Work instructions: Your task is to transcribe all of the records exactly and leave out the pictures.

◆ ◆ ◆ ◆ ◆ ◆ ◆

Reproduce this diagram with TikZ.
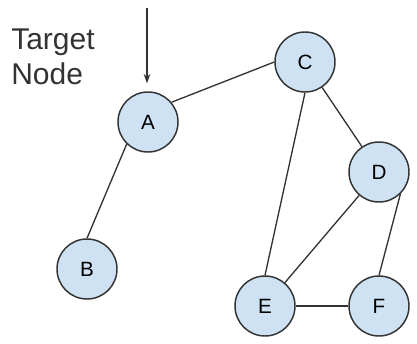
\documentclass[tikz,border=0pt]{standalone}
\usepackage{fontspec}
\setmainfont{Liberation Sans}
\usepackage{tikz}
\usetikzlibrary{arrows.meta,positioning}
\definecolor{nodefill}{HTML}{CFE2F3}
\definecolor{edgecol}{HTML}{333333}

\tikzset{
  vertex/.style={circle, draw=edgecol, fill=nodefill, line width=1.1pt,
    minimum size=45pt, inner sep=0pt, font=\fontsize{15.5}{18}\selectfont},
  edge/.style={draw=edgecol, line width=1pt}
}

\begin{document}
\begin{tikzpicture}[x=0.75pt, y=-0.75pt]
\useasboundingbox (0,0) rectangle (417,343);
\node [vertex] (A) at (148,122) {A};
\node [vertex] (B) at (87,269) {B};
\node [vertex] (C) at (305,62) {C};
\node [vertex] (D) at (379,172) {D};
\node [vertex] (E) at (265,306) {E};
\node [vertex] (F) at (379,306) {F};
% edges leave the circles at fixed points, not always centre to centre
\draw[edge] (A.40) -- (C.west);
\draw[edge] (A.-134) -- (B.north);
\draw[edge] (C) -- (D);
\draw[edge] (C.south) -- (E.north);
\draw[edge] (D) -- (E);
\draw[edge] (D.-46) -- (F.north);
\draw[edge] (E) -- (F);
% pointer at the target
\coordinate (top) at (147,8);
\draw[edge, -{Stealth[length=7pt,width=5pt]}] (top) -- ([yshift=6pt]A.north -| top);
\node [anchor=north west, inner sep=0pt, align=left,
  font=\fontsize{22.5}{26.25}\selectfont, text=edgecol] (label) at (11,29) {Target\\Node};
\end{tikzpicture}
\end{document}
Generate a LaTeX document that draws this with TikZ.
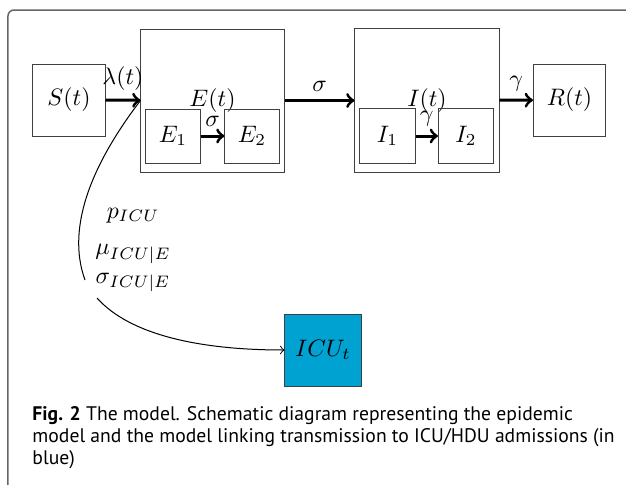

◆ ◆ ◆ ◆ ◆ ◆ ◆

Result for this exercise:
Reproduce this diagram with TikZ.
\documentclass[tikz,border=0pt]{standalone}
\usepackage{fontspec}
\setmainfont{Liberation Sans}
\usepackage{tikz}
\usetikzlibrary{arrows.meta,positioning}
\definecolor{nodefill}{HTML}{CFE2F3}
\definecolor{edgecol}{HTML}{333333}

\tikzset{
  vertex/.style={circle, draw=edgecol, fill=nodefill, line width=1.1pt,
    minimum size=45pt, inner sep=0pt, font=\fontsize{15.5}{18}\selectfont},
  edge/.style={draw=edgecol, line width=1pt}
}

\begin{document}
\begin{tikzpicture}[x=0.75pt, y=-0.75pt]
\useasboundingbox (0,0) rectangle (417,343);
\node [vertex] (A) at (148,122) {A};
\node [vertex] (B) at (87,269) {B};
\node [vertex] (C) at (305,62) {C};
\node [vertex] (D) at (379,172) {D};
\node [vertex] (E) at (265,306) {E};
\node [vertex] (F) at (379,306) {F};
% edges leave the circles at fixed points, not always centre to centre
\draw[edge] (A.40) -- (C.west);
\draw[edge] (A.-134) -- (B.north);
\draw[edge] (C) -- (D);
\draw[edge] (C.south) -- (E.north);
\draw[edge] (D) -- (E);
\draw[edge] (D.-46) -- (F.north);
\draw[edge] (E) -- (F);
% pointer at the target
\coordinate (top) at (147,8);
\draw[edge, -{Stealth[length=7pt,width=5pt]}] (top) -- ([yshift=6pt]A.north -| top);
\node [anchor=north west, inner sep=0pt, align=left,
  font=\fontsize{22.5}{26.25}\selectfont, text=edgecol] (label) at (11,29) {Target\\Node};
\end{tikzpicture}
\end{document}
Generate a LaTeX document that draws this with TikZ.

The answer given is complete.